# TASK BRIEF
Please transcribe the listing below in full and word for word, without its pictures.

# DATASET CONTENT
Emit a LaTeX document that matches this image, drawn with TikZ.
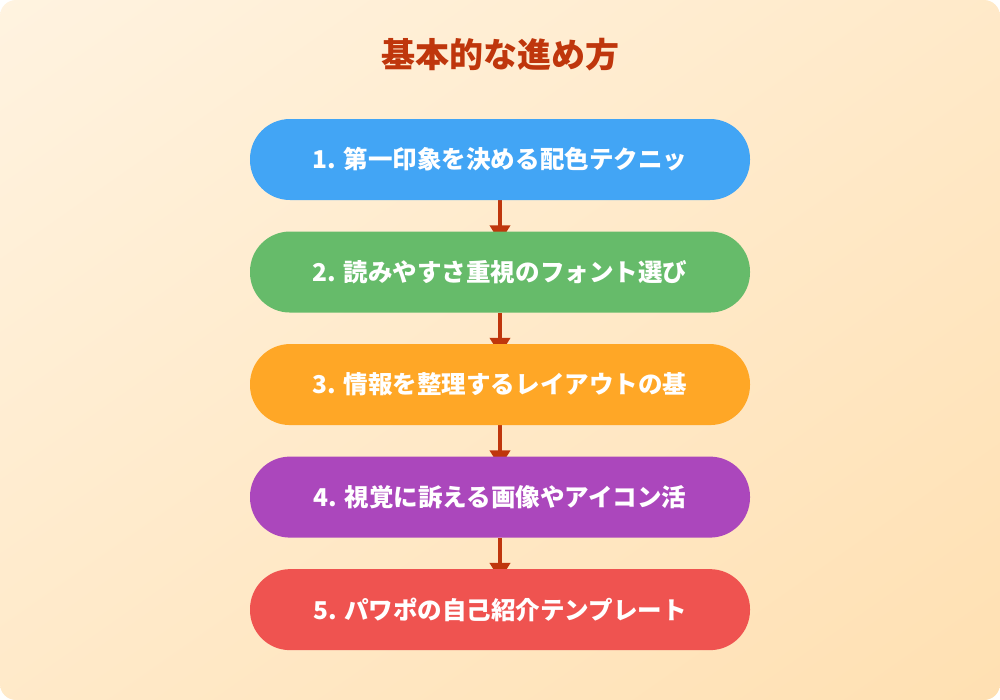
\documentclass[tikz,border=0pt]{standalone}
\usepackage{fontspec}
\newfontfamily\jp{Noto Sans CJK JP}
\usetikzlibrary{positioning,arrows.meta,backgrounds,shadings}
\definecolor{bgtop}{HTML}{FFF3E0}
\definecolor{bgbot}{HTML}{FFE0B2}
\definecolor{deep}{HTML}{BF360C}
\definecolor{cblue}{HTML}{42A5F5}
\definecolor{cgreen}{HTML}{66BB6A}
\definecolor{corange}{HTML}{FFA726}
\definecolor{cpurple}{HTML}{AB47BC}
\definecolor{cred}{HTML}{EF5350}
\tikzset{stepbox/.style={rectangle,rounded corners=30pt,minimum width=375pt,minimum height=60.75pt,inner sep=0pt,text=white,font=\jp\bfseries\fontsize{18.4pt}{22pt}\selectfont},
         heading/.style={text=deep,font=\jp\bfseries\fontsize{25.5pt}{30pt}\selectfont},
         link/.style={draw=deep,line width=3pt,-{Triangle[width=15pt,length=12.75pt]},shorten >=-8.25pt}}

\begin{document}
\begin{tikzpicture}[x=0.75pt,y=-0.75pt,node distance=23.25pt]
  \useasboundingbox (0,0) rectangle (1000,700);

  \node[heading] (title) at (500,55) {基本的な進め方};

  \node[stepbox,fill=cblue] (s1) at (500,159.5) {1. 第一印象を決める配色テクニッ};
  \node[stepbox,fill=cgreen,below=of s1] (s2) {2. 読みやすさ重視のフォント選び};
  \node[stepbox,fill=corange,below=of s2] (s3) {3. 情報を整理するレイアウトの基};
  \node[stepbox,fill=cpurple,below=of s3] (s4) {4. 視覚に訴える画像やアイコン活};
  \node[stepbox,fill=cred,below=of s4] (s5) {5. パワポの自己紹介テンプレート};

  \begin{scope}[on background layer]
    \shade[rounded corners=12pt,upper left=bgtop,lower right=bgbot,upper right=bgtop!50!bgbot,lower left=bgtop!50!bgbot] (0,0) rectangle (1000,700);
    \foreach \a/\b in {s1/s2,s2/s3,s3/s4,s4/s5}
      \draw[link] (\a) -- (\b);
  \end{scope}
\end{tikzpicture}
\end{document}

# RESULT FOR THIS EXERCISE
Emit a LaTeX document that matches this image, drawn with TikZ.
\documentclass[tikz,border=0pt]{standalone}
\usepackage{fontspec}
\newfontfamily\jp{Noto Sans CJK JP}
\usetikzlibrary{positioning,arrows.meta,backgrounds,shadings}
\definecolor{bgtop}{HTML}{FFF3E0}
\definecolor{bgbot}{HTML}{FFE0B2}
\definecolor{deep}{HTML}{BF360C}
\definecolor{cblue}{HTML}{42A5F5}
\definecolor{cgreen}{HTML}{66BB6A}
\definecolor{corange}{HTML}{FFA726}
\definecolor{cpurple}{HTML}{AB47BC}
\definecolor{cred}{HTML}{EF5350}
\tikzset{stepbox/.style={rectangle,rounded corners=30pt,minimum width=375pt,minimum height=60.75pt,inner sep=0pt,text=white,font=\jp\bfseries\fontsize{18.4pt}{22pt}\selectfont},
         heading/.style={text=deep,font=\jp\bfseries\fontsize{25.5pt}{30pt}\selectfont},
         link/.style={draw=deep,line width=3pt,-{Triangle[width=15pt,length=12.75pt]},shorten >=-8.25pt}}

\begin{document}
\begin{tikzpicture}[x=0.75pt,y=-0.75pt,node distance=23.25pt]
  \useasboundingbox (0,0) rectangle (1000,700);

  \node[heading] (title) at (500,55) {基本的な進め方};

  \node[stepbox,fill=cblue] (s1) at (500,159.5) {1. 第一印象を決める配色テクニッ};
  \node[stepbox,fill=cgreen,below=of s1] (s2) {2. 読みやすさ重視のフォント選び};
  \node[stepbox,fill=corange,below=of s2] (s3) {3. 情報を整理するレイアウトの基};
  \node[stepbox,fill=cpurple,below=of s3] (s4) {4. 視覚に訴える画像やアイコン活};
  \node[stepbox,fill=cred,below=of s4] (s5) {5. パワポの自己紹介テンプレート};

  \begin{scope}[on background layer]
    \shade[rounded corners=12pt,upper left=bgtop,lower right=bgbot,upper right=bgtop!50!bgbot,lower left=bgtop!50!bgbot] (0,0) rectangle (1000,700);
    \foreach \a/\b in {s1/s2,s2/s3,s3/s4,s4/s5}
      \draw[link] (\a) -- (\b);
  \end{scope}
\end{tikzpicture}
\end{document}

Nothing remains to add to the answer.